Stated exercise ▸
Copy each line with the word "this" in it.

━━━━

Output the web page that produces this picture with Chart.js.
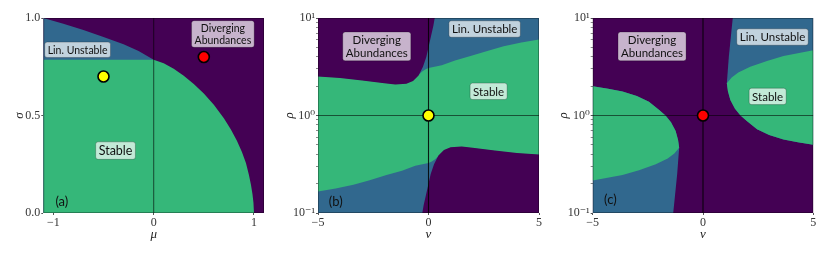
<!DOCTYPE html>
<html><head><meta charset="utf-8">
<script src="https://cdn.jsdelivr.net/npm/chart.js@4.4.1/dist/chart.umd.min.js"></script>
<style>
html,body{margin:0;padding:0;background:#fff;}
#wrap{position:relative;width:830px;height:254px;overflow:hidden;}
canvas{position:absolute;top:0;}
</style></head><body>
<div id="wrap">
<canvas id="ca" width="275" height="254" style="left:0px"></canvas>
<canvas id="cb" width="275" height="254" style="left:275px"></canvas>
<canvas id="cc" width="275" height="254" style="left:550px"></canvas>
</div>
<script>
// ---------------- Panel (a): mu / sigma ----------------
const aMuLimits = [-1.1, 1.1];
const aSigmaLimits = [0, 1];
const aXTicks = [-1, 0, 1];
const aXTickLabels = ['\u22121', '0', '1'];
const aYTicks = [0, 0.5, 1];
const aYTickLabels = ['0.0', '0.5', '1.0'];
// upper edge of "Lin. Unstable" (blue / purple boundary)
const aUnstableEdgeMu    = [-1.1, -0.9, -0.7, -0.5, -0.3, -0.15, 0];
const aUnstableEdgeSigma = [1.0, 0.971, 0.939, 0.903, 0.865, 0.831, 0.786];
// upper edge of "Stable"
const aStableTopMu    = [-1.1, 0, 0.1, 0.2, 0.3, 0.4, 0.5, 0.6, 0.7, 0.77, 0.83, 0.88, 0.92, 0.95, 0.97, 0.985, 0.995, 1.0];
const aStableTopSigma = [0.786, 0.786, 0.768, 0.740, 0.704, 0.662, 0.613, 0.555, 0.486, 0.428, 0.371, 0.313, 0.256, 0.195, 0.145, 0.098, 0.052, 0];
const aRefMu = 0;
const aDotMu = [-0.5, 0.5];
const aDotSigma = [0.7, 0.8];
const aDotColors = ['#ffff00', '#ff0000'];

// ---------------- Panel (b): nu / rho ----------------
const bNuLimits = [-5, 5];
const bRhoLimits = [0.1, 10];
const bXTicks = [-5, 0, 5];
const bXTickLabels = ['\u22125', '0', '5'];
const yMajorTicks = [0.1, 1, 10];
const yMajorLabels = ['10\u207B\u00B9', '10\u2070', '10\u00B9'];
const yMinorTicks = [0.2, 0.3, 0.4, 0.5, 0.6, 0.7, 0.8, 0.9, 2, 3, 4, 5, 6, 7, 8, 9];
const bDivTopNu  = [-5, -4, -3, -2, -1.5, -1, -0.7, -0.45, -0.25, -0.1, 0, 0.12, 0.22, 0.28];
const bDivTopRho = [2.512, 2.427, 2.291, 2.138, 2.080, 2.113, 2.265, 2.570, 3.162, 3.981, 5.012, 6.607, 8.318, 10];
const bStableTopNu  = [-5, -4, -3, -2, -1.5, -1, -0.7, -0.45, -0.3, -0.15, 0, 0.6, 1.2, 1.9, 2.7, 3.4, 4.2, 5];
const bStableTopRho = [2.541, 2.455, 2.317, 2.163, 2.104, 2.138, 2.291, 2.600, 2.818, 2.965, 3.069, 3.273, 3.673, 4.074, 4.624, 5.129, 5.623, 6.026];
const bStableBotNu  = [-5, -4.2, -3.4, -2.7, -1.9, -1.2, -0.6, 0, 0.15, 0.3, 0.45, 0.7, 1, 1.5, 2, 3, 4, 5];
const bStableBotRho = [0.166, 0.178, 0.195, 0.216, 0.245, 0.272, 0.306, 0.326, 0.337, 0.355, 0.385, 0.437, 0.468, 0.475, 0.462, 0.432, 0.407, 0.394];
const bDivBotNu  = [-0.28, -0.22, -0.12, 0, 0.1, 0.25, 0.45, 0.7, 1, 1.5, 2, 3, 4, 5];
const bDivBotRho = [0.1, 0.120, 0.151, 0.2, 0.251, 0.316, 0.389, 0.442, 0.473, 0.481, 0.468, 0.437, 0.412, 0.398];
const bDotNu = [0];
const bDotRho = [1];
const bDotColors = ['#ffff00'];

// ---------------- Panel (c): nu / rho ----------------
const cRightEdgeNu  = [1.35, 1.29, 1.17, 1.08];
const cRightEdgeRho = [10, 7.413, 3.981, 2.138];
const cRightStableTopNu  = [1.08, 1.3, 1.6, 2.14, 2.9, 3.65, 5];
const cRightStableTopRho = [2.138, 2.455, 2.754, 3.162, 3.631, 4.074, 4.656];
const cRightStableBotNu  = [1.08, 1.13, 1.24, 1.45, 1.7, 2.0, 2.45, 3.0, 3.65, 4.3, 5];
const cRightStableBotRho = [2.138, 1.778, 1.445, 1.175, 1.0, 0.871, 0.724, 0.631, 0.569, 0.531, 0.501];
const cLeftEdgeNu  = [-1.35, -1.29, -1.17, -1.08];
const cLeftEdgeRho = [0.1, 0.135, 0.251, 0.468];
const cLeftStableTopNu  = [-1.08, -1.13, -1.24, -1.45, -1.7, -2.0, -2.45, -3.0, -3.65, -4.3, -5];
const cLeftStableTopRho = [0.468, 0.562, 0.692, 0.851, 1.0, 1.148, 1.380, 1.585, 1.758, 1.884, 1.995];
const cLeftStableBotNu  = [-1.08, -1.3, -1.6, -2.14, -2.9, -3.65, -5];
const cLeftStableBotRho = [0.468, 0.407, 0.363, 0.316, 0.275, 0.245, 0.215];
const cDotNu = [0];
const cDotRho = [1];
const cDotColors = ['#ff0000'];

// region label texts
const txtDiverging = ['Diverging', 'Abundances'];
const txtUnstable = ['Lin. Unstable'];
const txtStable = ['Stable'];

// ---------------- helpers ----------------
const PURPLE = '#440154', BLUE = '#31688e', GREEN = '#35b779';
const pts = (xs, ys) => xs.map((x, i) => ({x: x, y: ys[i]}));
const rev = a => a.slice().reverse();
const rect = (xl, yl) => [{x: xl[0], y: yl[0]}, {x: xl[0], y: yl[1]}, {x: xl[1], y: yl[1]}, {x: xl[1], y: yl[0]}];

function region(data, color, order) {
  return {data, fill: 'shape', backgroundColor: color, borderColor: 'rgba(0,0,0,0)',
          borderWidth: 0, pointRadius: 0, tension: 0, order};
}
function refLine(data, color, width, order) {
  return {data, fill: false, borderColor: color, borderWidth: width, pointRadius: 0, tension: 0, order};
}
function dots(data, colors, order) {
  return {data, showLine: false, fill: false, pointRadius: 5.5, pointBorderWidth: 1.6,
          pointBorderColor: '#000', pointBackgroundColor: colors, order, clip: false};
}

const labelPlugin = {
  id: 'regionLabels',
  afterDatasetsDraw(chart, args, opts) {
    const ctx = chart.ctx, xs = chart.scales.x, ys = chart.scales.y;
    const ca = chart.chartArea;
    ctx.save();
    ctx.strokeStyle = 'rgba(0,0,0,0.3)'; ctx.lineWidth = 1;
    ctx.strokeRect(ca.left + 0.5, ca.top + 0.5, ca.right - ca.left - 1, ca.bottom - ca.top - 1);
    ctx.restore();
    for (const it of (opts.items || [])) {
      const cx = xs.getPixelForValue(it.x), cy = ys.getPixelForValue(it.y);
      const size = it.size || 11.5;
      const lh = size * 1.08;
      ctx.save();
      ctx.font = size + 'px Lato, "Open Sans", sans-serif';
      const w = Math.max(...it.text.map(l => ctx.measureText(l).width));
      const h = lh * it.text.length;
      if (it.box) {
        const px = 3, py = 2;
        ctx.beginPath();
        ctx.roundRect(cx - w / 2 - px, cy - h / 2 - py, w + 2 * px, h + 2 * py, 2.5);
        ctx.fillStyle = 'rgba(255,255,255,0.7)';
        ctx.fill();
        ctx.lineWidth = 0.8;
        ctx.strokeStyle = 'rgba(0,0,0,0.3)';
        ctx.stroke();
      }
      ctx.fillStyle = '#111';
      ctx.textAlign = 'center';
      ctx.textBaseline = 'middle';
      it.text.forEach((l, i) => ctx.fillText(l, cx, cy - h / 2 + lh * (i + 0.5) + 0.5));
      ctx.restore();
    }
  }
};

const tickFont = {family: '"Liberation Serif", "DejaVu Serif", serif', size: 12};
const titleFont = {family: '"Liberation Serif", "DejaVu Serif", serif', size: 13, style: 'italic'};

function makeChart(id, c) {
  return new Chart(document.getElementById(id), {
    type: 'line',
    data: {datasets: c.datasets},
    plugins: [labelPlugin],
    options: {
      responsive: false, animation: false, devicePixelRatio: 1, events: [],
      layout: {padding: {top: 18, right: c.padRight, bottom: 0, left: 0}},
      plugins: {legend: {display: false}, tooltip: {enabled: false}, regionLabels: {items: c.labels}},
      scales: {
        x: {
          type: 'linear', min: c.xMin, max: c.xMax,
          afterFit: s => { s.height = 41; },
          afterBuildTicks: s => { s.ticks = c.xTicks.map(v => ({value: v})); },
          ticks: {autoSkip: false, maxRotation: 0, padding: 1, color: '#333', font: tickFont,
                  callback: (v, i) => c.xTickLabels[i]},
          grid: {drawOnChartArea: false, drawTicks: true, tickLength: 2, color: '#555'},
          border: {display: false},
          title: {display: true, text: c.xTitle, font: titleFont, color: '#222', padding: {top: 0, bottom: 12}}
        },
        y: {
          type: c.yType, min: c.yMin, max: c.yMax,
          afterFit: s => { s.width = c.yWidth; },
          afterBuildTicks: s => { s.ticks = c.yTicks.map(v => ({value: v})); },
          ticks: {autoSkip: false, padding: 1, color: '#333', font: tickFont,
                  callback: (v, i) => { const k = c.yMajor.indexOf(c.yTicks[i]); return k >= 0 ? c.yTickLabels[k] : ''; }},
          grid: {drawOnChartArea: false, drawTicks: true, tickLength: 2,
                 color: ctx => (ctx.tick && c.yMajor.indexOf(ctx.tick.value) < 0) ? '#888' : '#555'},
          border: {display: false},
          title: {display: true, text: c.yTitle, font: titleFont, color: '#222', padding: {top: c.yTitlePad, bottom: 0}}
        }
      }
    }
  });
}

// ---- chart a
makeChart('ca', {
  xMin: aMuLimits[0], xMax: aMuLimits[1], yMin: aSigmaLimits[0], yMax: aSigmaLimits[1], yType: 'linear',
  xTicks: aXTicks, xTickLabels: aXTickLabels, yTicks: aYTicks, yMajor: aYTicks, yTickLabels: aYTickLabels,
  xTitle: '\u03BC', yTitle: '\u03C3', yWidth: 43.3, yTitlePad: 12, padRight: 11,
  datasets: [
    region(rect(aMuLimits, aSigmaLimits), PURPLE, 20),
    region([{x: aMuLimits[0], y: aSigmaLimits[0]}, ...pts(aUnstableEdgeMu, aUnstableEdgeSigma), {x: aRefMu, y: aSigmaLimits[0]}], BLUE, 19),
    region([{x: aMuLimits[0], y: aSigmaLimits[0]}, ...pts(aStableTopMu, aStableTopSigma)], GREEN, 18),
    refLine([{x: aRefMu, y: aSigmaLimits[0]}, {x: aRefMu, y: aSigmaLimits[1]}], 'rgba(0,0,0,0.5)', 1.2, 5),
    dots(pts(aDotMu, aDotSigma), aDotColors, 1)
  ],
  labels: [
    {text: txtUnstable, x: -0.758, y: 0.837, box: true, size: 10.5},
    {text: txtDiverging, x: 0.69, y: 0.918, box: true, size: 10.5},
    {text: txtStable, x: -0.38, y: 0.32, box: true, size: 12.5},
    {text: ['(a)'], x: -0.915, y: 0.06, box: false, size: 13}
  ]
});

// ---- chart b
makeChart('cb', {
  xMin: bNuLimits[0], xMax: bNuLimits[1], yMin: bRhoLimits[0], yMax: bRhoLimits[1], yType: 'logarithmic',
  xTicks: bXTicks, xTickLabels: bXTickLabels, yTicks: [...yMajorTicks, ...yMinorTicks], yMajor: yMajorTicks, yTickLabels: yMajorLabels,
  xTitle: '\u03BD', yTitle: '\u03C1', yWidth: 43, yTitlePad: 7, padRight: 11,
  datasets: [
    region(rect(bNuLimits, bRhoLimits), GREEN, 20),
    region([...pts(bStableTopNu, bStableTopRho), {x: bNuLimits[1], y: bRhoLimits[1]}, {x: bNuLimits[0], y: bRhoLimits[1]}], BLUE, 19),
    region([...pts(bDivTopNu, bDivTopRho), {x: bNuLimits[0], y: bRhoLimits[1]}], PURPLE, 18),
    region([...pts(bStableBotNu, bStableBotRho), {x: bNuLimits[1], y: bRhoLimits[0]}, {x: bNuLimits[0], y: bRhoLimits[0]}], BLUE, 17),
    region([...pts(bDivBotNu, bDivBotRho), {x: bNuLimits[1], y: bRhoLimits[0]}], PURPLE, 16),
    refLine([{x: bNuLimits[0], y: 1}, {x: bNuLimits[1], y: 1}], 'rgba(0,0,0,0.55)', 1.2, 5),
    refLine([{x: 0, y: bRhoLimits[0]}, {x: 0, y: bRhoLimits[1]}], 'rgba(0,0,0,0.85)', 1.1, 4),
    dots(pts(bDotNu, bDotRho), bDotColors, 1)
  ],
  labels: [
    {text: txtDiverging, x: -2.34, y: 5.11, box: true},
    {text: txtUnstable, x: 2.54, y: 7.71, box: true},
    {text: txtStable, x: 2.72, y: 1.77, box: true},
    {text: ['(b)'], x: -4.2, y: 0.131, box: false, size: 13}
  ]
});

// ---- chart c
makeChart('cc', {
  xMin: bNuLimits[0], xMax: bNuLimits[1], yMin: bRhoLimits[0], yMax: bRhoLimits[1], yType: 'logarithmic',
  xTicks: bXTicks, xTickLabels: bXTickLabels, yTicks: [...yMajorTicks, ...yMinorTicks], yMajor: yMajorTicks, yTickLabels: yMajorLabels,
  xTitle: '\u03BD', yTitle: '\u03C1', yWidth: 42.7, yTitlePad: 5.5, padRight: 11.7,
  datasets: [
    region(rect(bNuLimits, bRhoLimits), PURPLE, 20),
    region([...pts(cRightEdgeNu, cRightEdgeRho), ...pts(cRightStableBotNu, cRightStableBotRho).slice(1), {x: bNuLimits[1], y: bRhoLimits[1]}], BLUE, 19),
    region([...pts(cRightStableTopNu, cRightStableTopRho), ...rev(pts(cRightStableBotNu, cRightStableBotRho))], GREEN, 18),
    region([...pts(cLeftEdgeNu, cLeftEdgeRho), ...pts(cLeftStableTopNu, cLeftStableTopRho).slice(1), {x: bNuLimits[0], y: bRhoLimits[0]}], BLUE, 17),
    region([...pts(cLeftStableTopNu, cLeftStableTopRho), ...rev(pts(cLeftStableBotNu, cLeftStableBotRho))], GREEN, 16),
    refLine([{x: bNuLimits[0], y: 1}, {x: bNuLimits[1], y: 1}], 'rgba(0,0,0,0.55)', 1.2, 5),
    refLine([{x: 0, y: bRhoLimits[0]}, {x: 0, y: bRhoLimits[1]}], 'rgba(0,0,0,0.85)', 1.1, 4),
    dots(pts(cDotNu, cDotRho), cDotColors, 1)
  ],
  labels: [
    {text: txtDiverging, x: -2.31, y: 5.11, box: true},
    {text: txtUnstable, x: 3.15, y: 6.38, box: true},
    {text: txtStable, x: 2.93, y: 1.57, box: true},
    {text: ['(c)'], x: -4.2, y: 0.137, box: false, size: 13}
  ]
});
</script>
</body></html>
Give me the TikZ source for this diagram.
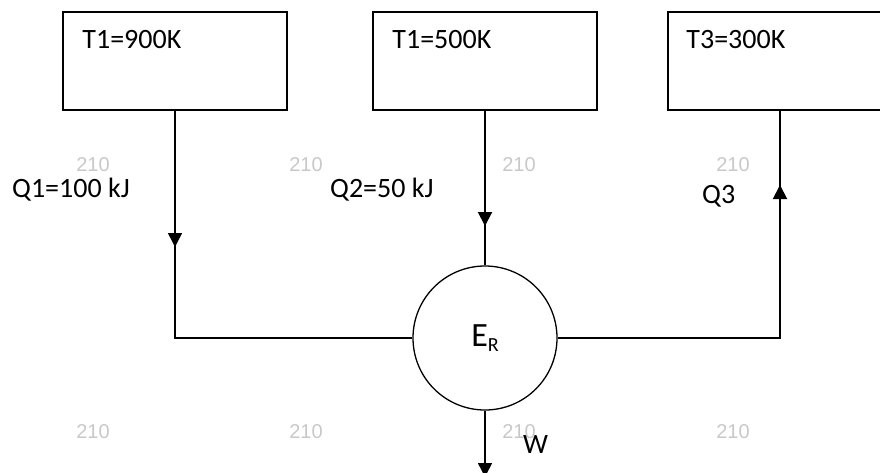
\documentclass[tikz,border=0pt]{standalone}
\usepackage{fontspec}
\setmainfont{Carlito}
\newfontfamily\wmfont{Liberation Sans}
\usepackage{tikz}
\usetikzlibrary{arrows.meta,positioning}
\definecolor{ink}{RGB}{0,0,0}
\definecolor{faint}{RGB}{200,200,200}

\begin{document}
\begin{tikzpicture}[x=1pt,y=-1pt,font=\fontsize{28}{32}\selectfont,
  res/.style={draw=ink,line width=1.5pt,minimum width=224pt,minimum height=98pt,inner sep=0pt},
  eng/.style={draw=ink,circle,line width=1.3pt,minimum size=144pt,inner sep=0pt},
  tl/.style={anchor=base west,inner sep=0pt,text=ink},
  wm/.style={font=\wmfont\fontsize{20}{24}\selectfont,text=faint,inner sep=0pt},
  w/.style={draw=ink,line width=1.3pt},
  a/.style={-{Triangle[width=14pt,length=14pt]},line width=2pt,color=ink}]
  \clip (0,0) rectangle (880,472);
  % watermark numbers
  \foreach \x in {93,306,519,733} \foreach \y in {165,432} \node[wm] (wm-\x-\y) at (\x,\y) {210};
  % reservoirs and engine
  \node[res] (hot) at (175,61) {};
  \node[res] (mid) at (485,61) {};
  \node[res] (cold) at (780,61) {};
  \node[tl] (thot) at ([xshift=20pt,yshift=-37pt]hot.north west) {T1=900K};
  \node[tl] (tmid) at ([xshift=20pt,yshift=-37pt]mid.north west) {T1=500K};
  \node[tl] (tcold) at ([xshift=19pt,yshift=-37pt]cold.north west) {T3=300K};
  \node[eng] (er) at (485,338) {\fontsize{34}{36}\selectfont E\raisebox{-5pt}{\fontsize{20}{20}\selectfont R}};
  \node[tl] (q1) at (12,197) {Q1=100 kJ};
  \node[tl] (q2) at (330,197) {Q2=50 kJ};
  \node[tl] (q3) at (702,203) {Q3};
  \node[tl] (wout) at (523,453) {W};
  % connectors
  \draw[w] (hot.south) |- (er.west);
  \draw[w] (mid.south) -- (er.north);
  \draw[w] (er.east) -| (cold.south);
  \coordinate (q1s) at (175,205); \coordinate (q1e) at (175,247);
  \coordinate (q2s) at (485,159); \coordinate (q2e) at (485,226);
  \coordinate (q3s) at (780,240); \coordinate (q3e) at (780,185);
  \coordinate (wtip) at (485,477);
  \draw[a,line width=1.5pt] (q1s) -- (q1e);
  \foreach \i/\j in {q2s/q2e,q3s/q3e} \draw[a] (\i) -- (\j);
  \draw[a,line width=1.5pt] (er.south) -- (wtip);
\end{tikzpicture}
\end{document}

━━━━

Exercise solution ▸
Output the web page that produces this picture with Chart.js.
Give me the TikZ source for this diagram.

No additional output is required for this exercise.